Berkeley Lab’s Science IT team plays a central role in the ALICE collaboration by managing critical U.S.-based computing and storage resources. These systems process and store massive datasets produced by the ALICE detector, which captures heavy ion collisions at the Large Hadron Collider (LHC) —such as lead ions—to study the fundamental properties of matter at extreme conditions similar to those just after the Big Bang.
“It’s incredibly rewarding to know that the systems we design and maintain here at Berkeley Lab directly contribute to discoveries happening at the experiment thousands of miles away,” added Irakli Chakaberia, research scientist at Nuclear Science Division’s Relativistic Nuclear Collisions group. “Every optimization, every improvement in storage or processing speed, helps accelerate the science—and that’s what drives us.”
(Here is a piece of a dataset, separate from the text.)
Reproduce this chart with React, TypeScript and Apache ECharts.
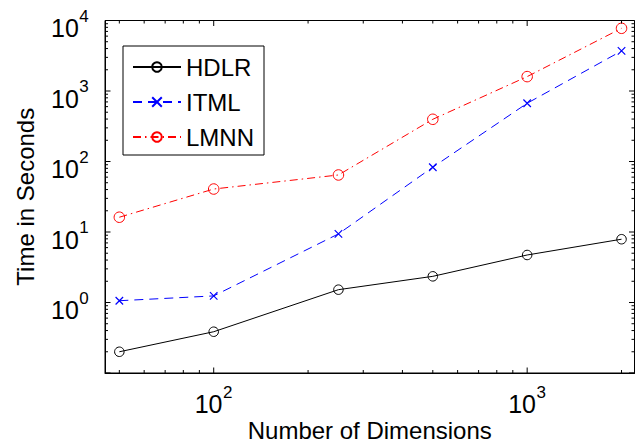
import React, { useEffect, useRef } from "react";
import * as echarts from "echarts";

const xValues = [50, 100, 250, 500, 1000, 2000];
const hdlr = [0.2, 0.385, 1.52, 2.35, 4.72, 7.9];
const itml = [1.06, 1.24, 9.4, 83, 670, 3700];
const lmnn = [16.2, 40.7, 64.4, 397, 1600, 7750];

const xMajorTicks = [100, 1000];
const xMinorTicks = [50, 60, 70, 80, 90, 200, 300, 400, 500, 600, 700, 800, 900, 2000];
const yMajorTicks = [0.1, 1, 10, 100, 1000, 10000];
const yMinorTicks = [
  0.2, 0.3, 0.4, 0.5, 0.6, 0.7, 0.8, 0.9,
  2, 3, 4, 5, 6, 7, 8, 9,
  20, 30, 40, 50, 60, 70, 80, 90,
  200, 300, 400, 500, 600, 700, 800, 900,
  2000, 3000, 4000, 5000, 6000, 7000, 8000, 9000,
];
const xLabelExponents = [2, 3];
const yLabelExponents = [0, 1, 2, 3, 4];

const FONT = "'Liberation Sans', Arial, Helvetica, sans-serif";

const pair = (xs: number[], ys: number[]) => xs.map((x, i) => [x, ys[i]]);

const expOf = (v: number): number | null => {
  const l = Math.log10(v);
  const r = Math.round(l);
  return Math.abs(l - r) < 1e-6 ? r : null;
};

// two-line label: superscript line above, base "10" line below
const rich = {
  w: { fontSize: 10, fontFamily: FONT, width: 28, lineHeight: 10, color: "rgba(0,0,0,0)" },
  s: { fontSize: 17, fontFamily: FONT, width: 10, lineHeight: 10, color: "#000", align: "left" },
  b: { fontSize: 25, fontFamily: FONT, width: 28, lineHeight: 14, color: "#000", align: "left" },
  q: { fontSize: 10, fontFamily: FONT, width: 10, lineHeight: 14, color: "rgba(0,0,0,0)" },
};
const powerLabel = (e: number) => `{w| }{s|${e}}\n{b|10}{q| }`;

export default function App() {
  const ref = useRef<HTMLDivElement>(null);
  useEffect(() => {
    document.body.style.margin = "0";
    if (!ref.current) return;
    const chart = echarts.init(ref.current, null, { renderer: "svg" });
    const tickData: number[][] = [
      ...xMajorTicks.map((v) => [v, 1, 0, 1]),
      ...xMinorTicks.map((v) => [v, 1, 0, 0]),
      ...yMajorTicks.map((v) => [100, v, 1, 1]),
      ...yMinorTicks.map((v) => [100, v, 1, 0]),
    ];
    const option: any = {
      animation: false,
      backgroundColor: "#fff",
      grid: {
        left: 105,
        right: 2.5,
        top: 20.5,
        bottom: 71,
        show: true,
        borderColor: "#000",
        borderWidth: 1,
        backgroundColor: "transparent",
        containLabel: false,
        outerBoundsMode: "none",
      },
      xAxis: {
        type: "log",
        logBase: 10,
        min: 45,
        max: 2200,
        name: "Number of Dimensions",
        nameLocation: "middle",
        nameGap: 45,
        nameMoveOverlap: false,
        nameTextStyle: { fontSize: 24, fontFamily: FONT, color: "#000", lineHeight: 24 },
        axisLine: { show: true, lineStyle: { color: "#000", width: 1 } },
        axisTick: { show: false },
        splitLine: { show: false },
        minorTick: { show: false },
        axisLabel: {
          margin: 14,
          showMinLabel: false,
          showMaxLabel: false,
          hideOverlap: false,
          formatter: (v: number) => {
            const e = expOf(v);
            return e !== null && xLabelExponents.includes(e) ? powerLabel(e) : "";
          },
          rich,
        },
      },
      yAxis: {
        type: "log",
        logBase: 10,
        min: 0.1,
        max: 10000,
        name: "Time in Seconds",
        nameLocation: "middle",
        nameGap: 68,
        nameMoveOverlap: false,
        nameTextStyle: { fontSize: 24, fontFamily: FONT, color: "#000", lineHeight: 24 },
        axisLine: { show: true, lineStyle: { color: "#000", width: 1 } },
        axisTick: { show: false },
        splitLine: { show: false },
        minorTick: { show: false },
        axisLabel: {
          margin: 16,
          padding: [5, 0, 0, 0],
          showMinLabel: false,
          showMaxLabel: true,
          hideOverlap: false,
          formatter: (v: number) => {
            const e = expOf(v);
            return e !== null && yLabelExponents.includes(e) ? powerLabel(e) : "";
          },
          rich,
        },
      },
      legend: {
        orient: "vertical",
        left: 123,
        top: 46,
        data: ["HDLR", "ITML", "LMNN"],
        itemWidth: 48,
        itemHeight: 12,
        itemGap: 9,
        padding: [8, 10, 5, 9],
        borderColor: "#000",
        borderWidth: 1,
        backgroundColor: "#fff",
        textStyle: { fontSize: 24, fontFamily: FONT, color: "#000", lineHeight: 26 },
      },
      series: [
        {
          name: "HDLR",
          type: "line",
          data: pair(xValues, hdlr),
          symbol: "circle",
          symbolSize: 9.5,
          lineStyle: { color: "#000", width: 1, type: "solid" },
          itemStyle: { color: "rgba(0,0,0,0)", borderColor: "#000", borderWidth: 1 },
          z: 3,
        },
        {
          name: "ITML",
          type: "line",
          data: pair(xValues, itml),
          symbol: "path://M0,0L10,10M10,0L0,10",
          symbolSize: 7.5,
          lineStyle: { color: "#0000ff", width: 1, type: [9, 6] },
          itemStyle: { color: "rgba(0,0,0,0)", borderColor: "#0000ff", borderWidth: 1.2 },
          z: 3,
        },
        {
          name: "LMNN",
          type: "line",
          data: pair(xValues, lmnn),
          symbol: "circle",
          symbolSize: 10.5,
          lineStyle: { color: "#ff0000", width: 1, type: [8, 4, 1.5, 4] },
          itemStyle: { color: "rgba(0,0,0,0)", borderColor: "#ff0000", borderWidth: 1 },
          z: 3,
        },
        {
          name: "ticks",
          type: "custom",
          silent: true,
          z: 4,
          encode: { x: 0, y: 1 },
          data: tickData,
          renderItem: (params: any, api: any) => {
            const cs = params.coordSys;
            const kind = api.value(2);
            const len = api.value(3) ? 5.5 : 3;
            const style = { stroke: "#000", lineWidth: 1 };
            if (kind === 0) {
              const px = api.coord([api.value(0), 1])[0];
              const yb = cs.y + cs.height;
              return {
                type: "group",
                children: [
                  { type: "line", shape: { x1: px, y1: yb, x2: px, y2: yb - len }, style },
                  { type: "line", shape: { x1: px, y1: cs.y, x2: px, y2: cs.y + len }, style },
                ],
              };
            }
            const py = api.coord([100, api.value(1)])[1];
            const xr = cs.x + cs.width;
            return {
              type: "group",
              children: [
                { type: "line", shape: { x1: cs.x, y1: py, x2: cs.x + len, y2: py }, style },
                { type: "line", shape: { x1: xr, y1: py, x2: xr - len, y2: py }, style },
              ],
            };
          },
        },
      ],
    };
    chart.setOption(option);
    return () => chart.dispose();
  }, []);
  return <div ref={ref} style={{ width: 637, height: 444 }} />;
}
Each year, the Grid Operations Review provides an opportunity for hands-on experts—the “boots on the ground” people — to coordinate directly with CERN’s central computing team. Participants discuss system stability, potential for optimization, and data flow needs, ensuring that global computing centers are ready to handle ALICE’s enormous data output.
One of the major focuses of this year’s meeting was the plan to merge two existing storage systems into one unified infrastructure. This effort will improve efficiency, reliability, and data accessibility for ongoing and future ALICE data analyses. Storage performance and stability are especially crucial because LBL lab hosts one of the two Analysis Facilities for the ALICE experiment, directly accelerating the analysis of its immense collected data.
“When you’re working with data at the scale of CERN’s ALICE experiment, reliability and technical expertise are non-negotiable,” said Karen Fernsler, Systems Engineer IV, Science IT team. “Our group is trusted to operate at the highest level—side by side with some of the most well-known minds in science—because we understand both the IT infrastructure and the scientific goals driving it.”
This trust is built on years of collaboration and shared success. The Science IT team not only supports ALICE’s data storage and processing but also helps plan for future upgrades, ensuring that U.S. computing centers remain vital contributors to CERN’s groundbreaking research.
Through its continued partnership with CERN and the ALICE collaboration, Berkeley Lab’s Science IT team exemplifies how deep technical knowledge and close scientific collaboration enable discoveries that push the boundaries of human understanding.